● **Problem description**
Scan the listing that follows and report how many lines contain "matplotlib". Write the number alone.

########

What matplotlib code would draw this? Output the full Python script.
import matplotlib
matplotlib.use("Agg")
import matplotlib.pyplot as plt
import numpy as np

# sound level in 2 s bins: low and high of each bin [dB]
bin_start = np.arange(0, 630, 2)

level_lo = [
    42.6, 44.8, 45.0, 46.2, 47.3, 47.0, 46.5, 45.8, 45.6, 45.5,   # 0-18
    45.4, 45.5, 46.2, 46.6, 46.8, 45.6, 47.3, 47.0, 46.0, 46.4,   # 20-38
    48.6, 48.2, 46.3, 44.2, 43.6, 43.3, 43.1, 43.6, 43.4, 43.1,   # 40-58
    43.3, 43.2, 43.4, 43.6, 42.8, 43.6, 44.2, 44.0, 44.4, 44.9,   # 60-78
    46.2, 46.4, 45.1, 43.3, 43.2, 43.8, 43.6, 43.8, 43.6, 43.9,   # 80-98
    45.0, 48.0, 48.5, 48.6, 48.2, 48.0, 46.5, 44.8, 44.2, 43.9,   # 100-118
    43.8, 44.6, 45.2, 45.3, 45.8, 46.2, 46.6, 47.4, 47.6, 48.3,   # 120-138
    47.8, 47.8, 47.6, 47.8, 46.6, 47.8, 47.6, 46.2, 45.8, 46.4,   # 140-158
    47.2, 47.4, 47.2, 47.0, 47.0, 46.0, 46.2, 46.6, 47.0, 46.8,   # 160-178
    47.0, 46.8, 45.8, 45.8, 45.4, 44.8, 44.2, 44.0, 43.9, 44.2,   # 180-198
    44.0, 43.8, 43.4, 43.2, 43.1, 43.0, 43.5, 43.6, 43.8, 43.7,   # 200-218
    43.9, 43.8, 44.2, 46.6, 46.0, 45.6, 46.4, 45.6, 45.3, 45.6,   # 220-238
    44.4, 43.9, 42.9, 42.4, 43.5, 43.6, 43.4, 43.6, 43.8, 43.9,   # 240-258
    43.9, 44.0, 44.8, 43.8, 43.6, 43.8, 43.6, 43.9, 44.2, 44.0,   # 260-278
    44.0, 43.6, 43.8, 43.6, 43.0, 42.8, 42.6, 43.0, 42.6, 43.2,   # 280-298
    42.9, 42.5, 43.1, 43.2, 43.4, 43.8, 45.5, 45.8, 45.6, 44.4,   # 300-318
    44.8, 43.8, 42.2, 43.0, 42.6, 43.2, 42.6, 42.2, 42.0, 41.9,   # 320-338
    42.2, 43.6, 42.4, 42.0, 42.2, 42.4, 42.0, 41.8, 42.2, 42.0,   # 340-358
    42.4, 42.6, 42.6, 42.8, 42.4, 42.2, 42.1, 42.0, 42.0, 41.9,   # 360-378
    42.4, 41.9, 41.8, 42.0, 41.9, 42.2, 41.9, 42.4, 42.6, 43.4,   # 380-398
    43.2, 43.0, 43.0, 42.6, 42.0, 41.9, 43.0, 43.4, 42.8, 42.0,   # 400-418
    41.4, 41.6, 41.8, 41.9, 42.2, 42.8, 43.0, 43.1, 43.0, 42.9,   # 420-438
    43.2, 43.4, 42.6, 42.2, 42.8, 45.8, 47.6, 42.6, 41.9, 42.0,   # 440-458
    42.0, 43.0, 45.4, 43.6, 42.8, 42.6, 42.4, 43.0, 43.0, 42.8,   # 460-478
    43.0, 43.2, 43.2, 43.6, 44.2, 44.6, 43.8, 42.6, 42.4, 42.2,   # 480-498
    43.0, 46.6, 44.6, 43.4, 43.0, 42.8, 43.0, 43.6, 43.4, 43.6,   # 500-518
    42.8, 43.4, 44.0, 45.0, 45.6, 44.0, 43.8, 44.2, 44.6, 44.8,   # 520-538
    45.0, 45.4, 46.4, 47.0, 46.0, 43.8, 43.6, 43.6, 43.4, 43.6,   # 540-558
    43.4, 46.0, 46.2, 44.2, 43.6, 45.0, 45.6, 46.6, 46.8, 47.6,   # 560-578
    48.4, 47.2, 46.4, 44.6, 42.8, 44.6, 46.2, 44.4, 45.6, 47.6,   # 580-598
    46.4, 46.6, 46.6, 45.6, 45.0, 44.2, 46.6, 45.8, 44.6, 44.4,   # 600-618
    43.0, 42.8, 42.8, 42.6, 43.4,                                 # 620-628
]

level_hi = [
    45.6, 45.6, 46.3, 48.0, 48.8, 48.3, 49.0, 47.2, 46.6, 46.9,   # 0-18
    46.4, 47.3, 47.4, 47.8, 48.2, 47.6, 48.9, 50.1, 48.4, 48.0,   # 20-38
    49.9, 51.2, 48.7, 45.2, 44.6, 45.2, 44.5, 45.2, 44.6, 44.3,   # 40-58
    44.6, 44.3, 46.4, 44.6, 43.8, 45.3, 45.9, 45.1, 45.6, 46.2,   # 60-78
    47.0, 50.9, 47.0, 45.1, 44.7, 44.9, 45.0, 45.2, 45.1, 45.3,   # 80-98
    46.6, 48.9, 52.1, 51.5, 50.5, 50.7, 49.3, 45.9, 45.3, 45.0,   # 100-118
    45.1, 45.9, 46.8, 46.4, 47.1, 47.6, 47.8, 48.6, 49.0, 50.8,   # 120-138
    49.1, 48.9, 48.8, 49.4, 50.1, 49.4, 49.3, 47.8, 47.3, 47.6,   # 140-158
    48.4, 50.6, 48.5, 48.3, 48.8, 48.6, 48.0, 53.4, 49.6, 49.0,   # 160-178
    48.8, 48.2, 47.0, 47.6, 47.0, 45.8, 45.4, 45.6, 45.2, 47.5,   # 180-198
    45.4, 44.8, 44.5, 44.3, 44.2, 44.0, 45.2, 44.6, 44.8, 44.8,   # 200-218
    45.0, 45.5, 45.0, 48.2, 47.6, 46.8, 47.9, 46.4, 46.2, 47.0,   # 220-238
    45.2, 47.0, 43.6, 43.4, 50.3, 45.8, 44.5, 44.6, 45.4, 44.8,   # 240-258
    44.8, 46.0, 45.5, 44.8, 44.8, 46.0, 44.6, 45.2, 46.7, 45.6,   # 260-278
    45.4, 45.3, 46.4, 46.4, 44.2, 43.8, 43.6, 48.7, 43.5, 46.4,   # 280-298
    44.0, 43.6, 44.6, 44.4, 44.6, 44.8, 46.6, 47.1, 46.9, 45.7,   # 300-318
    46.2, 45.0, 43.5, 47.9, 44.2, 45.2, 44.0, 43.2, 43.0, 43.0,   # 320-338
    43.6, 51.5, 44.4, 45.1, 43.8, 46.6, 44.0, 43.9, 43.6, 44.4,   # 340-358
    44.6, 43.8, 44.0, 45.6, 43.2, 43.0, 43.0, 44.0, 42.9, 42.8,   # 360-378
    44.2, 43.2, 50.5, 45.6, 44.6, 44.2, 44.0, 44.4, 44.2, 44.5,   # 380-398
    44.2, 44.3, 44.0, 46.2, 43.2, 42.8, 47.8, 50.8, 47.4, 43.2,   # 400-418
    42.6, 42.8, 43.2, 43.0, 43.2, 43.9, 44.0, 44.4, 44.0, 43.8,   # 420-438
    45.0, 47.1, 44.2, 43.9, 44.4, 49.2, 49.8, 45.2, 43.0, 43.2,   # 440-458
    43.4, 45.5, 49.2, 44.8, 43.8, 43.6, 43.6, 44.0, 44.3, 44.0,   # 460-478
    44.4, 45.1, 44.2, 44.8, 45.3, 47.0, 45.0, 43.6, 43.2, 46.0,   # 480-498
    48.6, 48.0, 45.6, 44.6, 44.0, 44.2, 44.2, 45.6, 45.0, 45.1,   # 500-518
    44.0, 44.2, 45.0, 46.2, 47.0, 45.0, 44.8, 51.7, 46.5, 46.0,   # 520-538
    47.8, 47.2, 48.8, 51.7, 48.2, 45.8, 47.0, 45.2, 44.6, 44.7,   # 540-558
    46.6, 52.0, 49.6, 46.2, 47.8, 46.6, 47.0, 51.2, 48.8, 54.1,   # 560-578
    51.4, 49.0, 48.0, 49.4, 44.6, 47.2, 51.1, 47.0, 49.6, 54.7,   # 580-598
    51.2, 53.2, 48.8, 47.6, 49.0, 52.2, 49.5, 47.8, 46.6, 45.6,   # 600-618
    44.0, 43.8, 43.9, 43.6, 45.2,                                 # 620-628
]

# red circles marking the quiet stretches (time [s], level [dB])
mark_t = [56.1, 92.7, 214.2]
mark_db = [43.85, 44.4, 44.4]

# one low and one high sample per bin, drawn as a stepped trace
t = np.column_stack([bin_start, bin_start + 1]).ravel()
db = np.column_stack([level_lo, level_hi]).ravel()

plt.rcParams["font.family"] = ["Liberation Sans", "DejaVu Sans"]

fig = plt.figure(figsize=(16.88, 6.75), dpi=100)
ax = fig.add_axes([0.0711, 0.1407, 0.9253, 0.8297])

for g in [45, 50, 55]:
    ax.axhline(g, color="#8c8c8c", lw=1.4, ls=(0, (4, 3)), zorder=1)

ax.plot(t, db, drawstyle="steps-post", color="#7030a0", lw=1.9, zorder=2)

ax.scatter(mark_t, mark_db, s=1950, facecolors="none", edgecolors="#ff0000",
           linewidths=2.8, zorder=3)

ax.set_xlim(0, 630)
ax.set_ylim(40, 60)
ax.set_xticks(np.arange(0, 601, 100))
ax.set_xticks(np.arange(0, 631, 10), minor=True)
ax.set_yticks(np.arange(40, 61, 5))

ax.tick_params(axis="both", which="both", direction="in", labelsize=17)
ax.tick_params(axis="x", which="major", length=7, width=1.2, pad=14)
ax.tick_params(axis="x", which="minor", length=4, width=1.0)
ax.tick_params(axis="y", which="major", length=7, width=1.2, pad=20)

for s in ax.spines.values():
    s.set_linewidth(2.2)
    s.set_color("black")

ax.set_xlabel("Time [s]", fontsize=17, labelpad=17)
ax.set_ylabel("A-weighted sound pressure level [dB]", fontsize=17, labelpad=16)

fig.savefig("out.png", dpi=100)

########

● **Exercise answer**
4